Pursuant to clause 20 of Schedule 8 of the Financial Markets Conduct Regulations 2014 (Regulations) and clause 19 of Schedule 1 of the Financial Markets Conduct Act 2013 (FMCA), TRU advises that:

  1. The Offer is being made in reliance upon the exclusion in clause 19 of Schedule 1 of the FMCA. TRU is giving this notice (Cleansing Notice) under clause 20(1)(a) of Schedule 8 of the Regulations.
  2. As at the date of this Cleansing Notice, TRU is in compliance with:

   (a) the continuous disclosure obligations that apply to it in relation to TRU’s quoted financial products; and

           (b) its “financial reporting obligations” (within the meaning set out in clause 20(5) of Schedule 8 of the Regulations).

  1. As at the date of this Cleansing Notice, there is no information that is “excluded information” within the meaning set out in clause 20(5) of Schedule 8 of the Regulations.
  2. The potential effects that the Offer and the issue of New Shares will have on the “control” (within the meaning of clause 48 of Schedule 1 of the FMCA) of TRU and the consequences of those effects are as follows:

(a) The Offer is limited to 57,098,749 shares (Offer Size) which represents 30% of all shares on issue in TRU prior to the Offer being made. The Offer Size is not considered by TRU to constitute a material parcel of New Shares (in control terms), particularly given that TRU has a broad shareholding spread and that the vast majority of them are eligible shareholders who may participate in the Offer.

(b) In some cases, shareholders with registered addresses outside of New Zealand may not be eligible to participate in the Offer (and their percentage shareholding will be diluted as a result of the issue of New Shares), due to the legal requirements of the relevant jurisdiction being unduly onerous for TRU to make the Offer in that jurisdiction. However, TRU does not consider that any overseas shareholders currently have any material control of TRU and therefore that any potential dilution will not materially affect control.

(c) If eligible shareholders do not participate, such shareholders’ percentage shareholding will be reduced (relative to those who did participate). If there is a shortfall under the Offer, TRU will be entitled to place the shortfall to any persons (subject to complying with applicable legislative instruments and the NZX Listing Rules) within three (3) months of the Offer closing.

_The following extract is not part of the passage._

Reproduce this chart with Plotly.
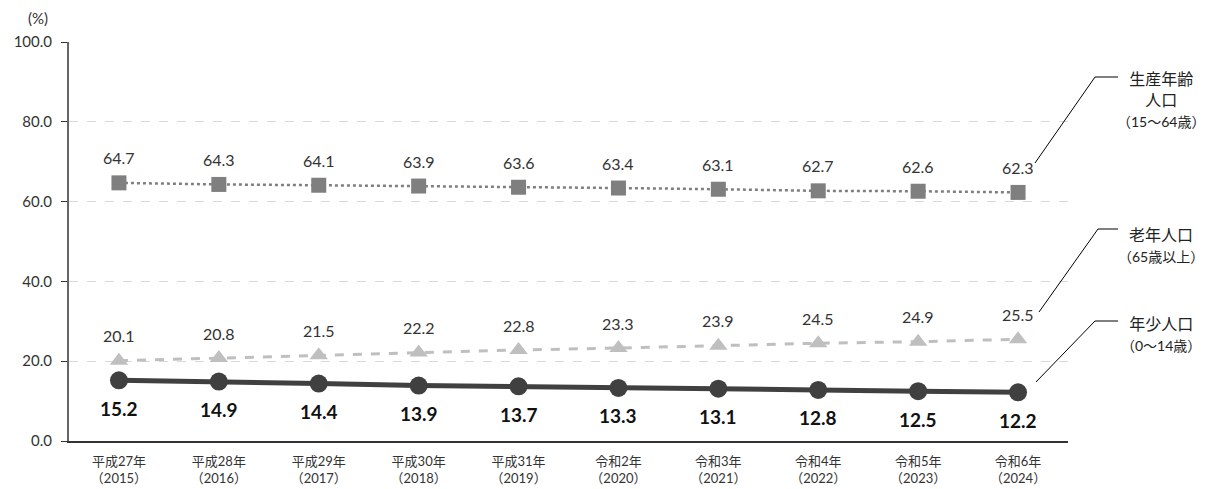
import plotly.graph_objects as go

# 年度ラベル
years = ["平成27年<br>（2015）", "平成28年<br>（2016）", "平成29年<br>（2017）", "平成30年<br>（2018）",
         "平成31年<br>（2019）", "令和2年<br>（2020）", "令和3年<br>（2021）", "令和4年<br>（2022）",
         "令和5年<br>（2023）", "令和6年<br>（2024）"]

working_age = [64.7, 64.3, 64.1, 63.9, 63.6, 63.4, 63.1, 62.7, 62.6, 62.3]
elderly = [20.1, 20.8, 21.5, 22.2, 22.8, 23.3, 23.9, 24.5, 24.9, 25.5]
young = [15.2, 14.9, 14.4, 13.9, 13.7, 13.3, 13.1, 12.8, 12.5, 12.2]

y_ticks = [0, 20, 40, 60, 80, 100]

FONT = "Century Gothic, Lato, Noto Sans CJK JP, sans-serif"

fig = go.Figure()

# 生産年齢人口
fig.add_trace(go.Scatter(
    x=years, y=working_age, mode="lines+markers",
    line=dict(color="#7F7F7F", width=2.5, dash="dot"),
    marker=dict(symbol="square", size=15, color="#7F7F7F"),
    cliponaxis=False, showlegend=False,
))

# 老年人口
fig.add_trace(go.Scatter(
    x=years, y=elderly, mode="lines+markers",
    line=dict(color="#BFBFBF", width=3, dash="dash"),
    marker=dict(symbol="triangle-up", size=16, color="#BFBFBF"),
    cliponaxis=False, showlegend=False,
))

# 年少人口
fig.add_trace(go.Scatter(
    x=years, y=young, mode="lines+markers",
    line=dict(color="#404040", width=5),
    marker=dict(symbol="circle", size=18, color="#404040"),
    cliponaxis=False, showlegend=False,
))

# データラベル
for series, shift, bold, size in [(working_age, 25, False, 16), (elderly, 25, False, 16), (young, -28, True, 19)]:
    for x, v in zip(years, series):
        txt = f"<b>{v:.1f}</b>" if bold else f"{v:.1f}"
        fig.add_annotation(x=x, y=v, text=txt, showarrow=False, yshift=shift,
                           xanchor="center", yanchor="middle",
                           font=dict(size=size, color="#111111" if bold else "#333333", family=FONT))

# 系列名の引き出し線と注記
callouts = [
    ((1035, 163), (1095, 77), "生産年齢<br>人口<br><span style='font-size:14px'>（15～64歳）</span>", 99),
    ((1039, 312), (1098, 229), "老年人口<br><span style='font-size:14px'>（65歳以上）</span>", 245),
    ((1036, 382), (1095, 321), "年少人口<br><span style='font-size:14px'>（0～14歳）</span>", 334),
]
W, H = 1208, 489
for (x0, y0), (x1, y1), label, ty in callouts:
    fig.add_shape(type="line", xref="paper", yref="paper",
                  x0=(x0 - 69) / 999, y0=(441 - y0) / 399,
                  x1=(x1 - 69) / 999, y1=(441 - y1) / 399,
                  line=dict(color="#000000", width=1))
    fig.add_shape(type="line", xref="paper", yref="paper",
                  x0=(x1 - 69) / 999, y0=(441 - y1) / 399,
                  x1=(1118 - 69) / 999, y1=(441 - y1) / 399,
                  line=dict(color="#000000", width=1))
    fig.add_annotation(xref="paper", yref="paper",
                       x=(1161 - 69) / 999, y=(441 - ty) / 399,
                       text=label, showarrow=False, align="center",
                       xanchor="center", yanchor="middle",
                       font=dict(size=16, color="#222222", family=FONT))

fig.add_annotation(xref="paper", yref="paper", x=(38 - 69) / 999, y=(441 - 18) / 399,
                   text="(%)", showarrow=False, xanchor="center", yanchor="middle",
                   font=dict(size=15, color="#333333", family=FONT))

fig.update_layout(
    width=W, height=H,
    margin=dict(l=69, r=140, t=42, b=48),
    plot_bgcolor="white", paper_bgcolor="white",
    font=dict(family=FONT, color="#333333"),
    xaxis=dict(
        type="category", range=[-0.5, 9.5], automargin=False,
        showline=True, linecolor="#333333", linewidth=1.5,
        showgrid=False, ticks="", tickfont=dict(size=13, color="#333333"),
        ticklabelstandoff=8,
    ),
    yaxis=dict(
        range=[0, 100], tickvals=y_ticks, ticktext=[f"{v:.1f}" for v in y_ticks],
        automargin=False,
        showline=True, linecolor="#666666", linewidth=2,
        ticks="outside", ticklen=6, tickcolor="#333333",
        showgrid=True, gridcolor="#D9D9D9", griddash="dash", gridwidth=1,
        zeroline=False, tickfont=dict(size=15, color="#333333"),
        ticklabelstandoff=6,
    ),
)

fig.write_html("out.html", config={"displayModeBar": False},
               post_script="document.body.style.margin='0';")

(d) The Offer is not a pro rata offer and eligible shareholders have no fixed entitlement to New Shares. Applications will be scaled back if all applications received in the Offer exceed the Offer Size. Accordingly if the Offer is oversubscribed eligible shareholders may be unable to maintain their existing proportionate shareholding in TRU through participation in the Offer.

(e)  Any scaling of applications under the Offer will not be made on a pro rata basis by reference to the existing shareholdings of applicants. Accordingly scaling may limit the ability of eligible shareholders to obtain New Shares under the Offer and maintain their proportionate interest in TRU. This is considered unlikely to materially effect control given the Offer Size.